Every line that includes the word "this" is to be listed.

## BEGIN Given material

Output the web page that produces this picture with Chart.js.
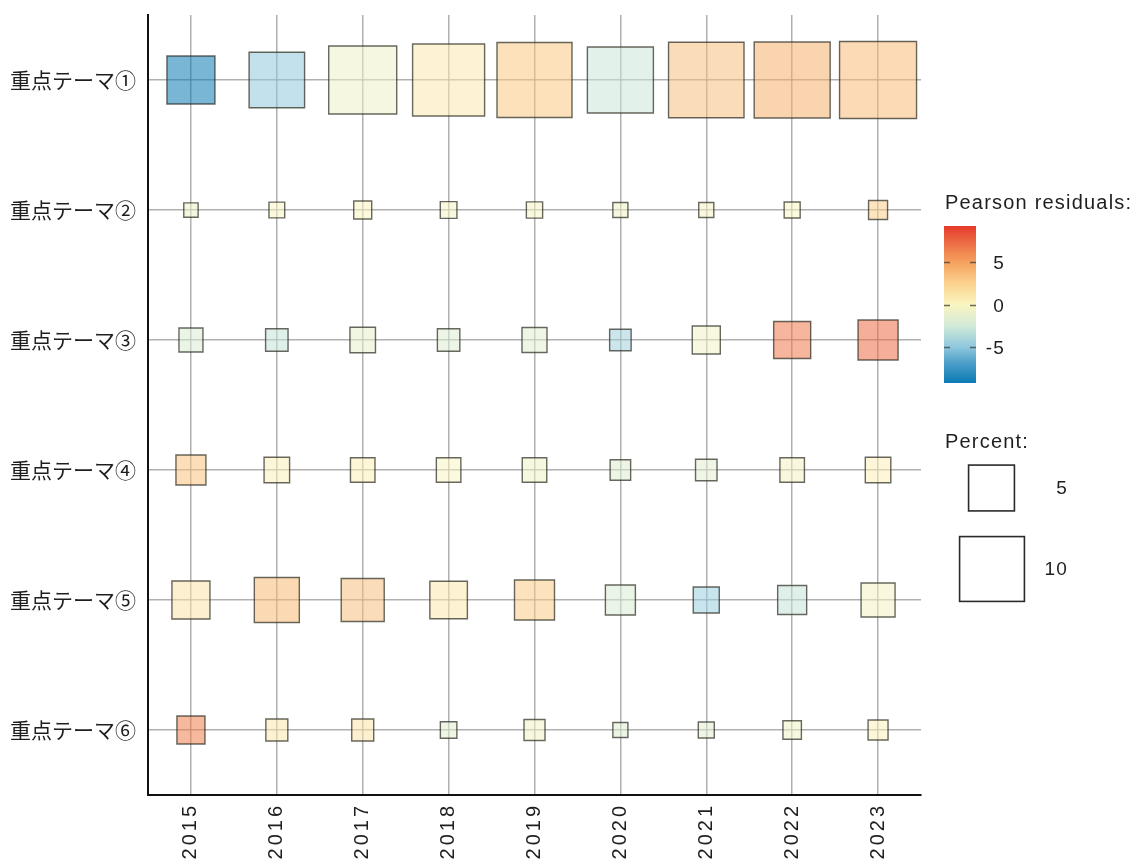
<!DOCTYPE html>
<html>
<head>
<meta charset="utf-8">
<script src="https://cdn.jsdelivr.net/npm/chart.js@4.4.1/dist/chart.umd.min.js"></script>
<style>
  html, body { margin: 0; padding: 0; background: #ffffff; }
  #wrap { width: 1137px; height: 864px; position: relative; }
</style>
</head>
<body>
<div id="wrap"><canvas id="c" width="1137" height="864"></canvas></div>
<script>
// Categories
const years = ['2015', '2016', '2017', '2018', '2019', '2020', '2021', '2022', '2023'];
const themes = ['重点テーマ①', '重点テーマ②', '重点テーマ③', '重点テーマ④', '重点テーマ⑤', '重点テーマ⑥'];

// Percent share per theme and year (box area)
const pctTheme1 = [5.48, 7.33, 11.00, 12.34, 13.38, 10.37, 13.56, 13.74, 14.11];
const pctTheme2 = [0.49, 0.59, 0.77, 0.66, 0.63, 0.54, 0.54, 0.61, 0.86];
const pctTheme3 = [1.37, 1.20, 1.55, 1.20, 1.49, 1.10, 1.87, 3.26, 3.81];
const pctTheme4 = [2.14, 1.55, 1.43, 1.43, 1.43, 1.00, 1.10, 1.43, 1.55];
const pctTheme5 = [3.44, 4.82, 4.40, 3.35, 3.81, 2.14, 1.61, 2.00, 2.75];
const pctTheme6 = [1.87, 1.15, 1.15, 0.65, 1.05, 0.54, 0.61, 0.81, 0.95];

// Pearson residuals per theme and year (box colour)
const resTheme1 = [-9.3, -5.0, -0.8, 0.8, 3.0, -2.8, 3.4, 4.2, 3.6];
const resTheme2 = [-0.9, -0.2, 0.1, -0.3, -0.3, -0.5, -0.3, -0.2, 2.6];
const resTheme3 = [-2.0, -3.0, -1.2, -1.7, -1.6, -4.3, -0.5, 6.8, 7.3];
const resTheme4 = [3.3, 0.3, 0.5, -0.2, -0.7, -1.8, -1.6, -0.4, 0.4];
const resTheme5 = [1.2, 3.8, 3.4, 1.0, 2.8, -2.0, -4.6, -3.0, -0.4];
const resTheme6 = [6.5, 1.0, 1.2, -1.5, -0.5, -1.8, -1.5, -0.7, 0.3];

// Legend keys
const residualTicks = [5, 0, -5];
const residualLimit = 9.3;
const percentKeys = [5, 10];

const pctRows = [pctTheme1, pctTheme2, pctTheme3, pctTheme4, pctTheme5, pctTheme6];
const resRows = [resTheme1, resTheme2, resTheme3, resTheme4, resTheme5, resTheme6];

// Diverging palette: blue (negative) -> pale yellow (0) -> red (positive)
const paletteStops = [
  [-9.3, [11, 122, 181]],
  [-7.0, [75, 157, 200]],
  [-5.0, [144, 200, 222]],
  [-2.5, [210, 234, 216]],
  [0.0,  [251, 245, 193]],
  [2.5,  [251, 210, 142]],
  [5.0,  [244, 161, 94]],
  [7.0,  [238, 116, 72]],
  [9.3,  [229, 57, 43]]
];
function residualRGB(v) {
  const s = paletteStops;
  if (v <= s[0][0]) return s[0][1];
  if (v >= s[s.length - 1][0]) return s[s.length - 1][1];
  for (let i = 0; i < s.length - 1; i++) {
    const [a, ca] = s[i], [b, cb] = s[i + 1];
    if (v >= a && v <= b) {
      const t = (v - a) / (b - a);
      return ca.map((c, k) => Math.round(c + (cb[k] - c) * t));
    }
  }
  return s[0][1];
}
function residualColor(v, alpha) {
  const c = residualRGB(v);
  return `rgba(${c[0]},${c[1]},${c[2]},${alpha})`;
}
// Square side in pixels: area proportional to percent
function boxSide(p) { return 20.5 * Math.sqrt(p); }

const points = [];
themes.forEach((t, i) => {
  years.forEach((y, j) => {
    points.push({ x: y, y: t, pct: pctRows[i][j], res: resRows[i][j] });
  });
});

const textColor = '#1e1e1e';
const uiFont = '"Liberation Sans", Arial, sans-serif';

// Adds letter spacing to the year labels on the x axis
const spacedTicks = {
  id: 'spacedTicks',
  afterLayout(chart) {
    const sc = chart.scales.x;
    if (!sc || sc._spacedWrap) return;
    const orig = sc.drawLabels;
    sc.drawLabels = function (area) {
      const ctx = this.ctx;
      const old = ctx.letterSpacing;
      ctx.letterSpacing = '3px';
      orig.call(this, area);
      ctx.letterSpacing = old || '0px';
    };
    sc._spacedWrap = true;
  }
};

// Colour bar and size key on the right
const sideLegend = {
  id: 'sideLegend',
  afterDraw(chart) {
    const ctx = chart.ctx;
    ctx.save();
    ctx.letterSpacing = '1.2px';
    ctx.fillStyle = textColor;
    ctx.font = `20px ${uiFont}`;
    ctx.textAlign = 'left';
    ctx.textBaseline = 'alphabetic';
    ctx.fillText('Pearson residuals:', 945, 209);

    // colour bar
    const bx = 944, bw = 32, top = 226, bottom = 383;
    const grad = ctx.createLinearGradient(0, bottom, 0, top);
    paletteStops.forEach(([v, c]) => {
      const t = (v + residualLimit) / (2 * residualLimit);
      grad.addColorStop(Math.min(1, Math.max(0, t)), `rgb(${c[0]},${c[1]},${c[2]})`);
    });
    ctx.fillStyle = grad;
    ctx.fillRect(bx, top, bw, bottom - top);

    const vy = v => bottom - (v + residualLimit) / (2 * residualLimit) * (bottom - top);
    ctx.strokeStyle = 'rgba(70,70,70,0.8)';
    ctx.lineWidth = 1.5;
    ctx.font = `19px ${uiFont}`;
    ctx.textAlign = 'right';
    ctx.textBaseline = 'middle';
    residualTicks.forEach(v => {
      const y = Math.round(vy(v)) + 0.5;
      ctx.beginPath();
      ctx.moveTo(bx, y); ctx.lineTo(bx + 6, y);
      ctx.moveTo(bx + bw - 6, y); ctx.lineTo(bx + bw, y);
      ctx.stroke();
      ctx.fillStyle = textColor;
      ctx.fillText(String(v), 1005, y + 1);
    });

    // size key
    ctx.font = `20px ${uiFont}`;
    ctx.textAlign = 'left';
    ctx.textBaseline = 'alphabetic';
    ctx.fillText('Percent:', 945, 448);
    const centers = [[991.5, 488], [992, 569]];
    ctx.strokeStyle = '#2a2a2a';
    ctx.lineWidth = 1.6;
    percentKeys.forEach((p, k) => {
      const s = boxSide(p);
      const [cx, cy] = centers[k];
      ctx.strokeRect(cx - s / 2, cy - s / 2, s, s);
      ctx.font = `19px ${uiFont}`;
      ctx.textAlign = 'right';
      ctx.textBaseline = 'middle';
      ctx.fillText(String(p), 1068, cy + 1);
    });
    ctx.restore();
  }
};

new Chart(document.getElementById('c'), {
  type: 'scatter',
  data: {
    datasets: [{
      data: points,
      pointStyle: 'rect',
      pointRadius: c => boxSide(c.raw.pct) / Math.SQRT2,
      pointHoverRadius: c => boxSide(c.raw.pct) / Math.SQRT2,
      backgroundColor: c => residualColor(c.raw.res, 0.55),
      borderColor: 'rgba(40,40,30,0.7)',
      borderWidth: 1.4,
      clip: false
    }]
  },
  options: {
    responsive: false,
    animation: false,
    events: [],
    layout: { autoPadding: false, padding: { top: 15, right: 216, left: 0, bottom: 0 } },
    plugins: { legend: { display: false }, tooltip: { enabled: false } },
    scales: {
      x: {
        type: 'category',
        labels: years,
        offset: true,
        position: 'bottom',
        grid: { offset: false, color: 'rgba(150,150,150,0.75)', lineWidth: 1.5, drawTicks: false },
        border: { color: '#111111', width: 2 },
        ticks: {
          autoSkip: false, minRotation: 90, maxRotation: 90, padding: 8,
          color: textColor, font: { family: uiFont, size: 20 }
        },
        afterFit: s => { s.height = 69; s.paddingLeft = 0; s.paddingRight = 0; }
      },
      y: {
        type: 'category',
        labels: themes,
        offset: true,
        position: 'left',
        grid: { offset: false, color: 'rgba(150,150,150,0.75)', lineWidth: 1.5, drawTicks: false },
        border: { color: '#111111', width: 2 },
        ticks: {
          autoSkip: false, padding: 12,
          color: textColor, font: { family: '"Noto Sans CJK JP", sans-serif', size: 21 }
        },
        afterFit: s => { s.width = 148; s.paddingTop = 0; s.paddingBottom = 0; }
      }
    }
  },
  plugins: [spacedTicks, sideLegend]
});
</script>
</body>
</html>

## END Given material

**Answer in full**
Output the web page that produces this picture with Chart.js.
      const ctx = this.ctx;
      orig.call(this, area);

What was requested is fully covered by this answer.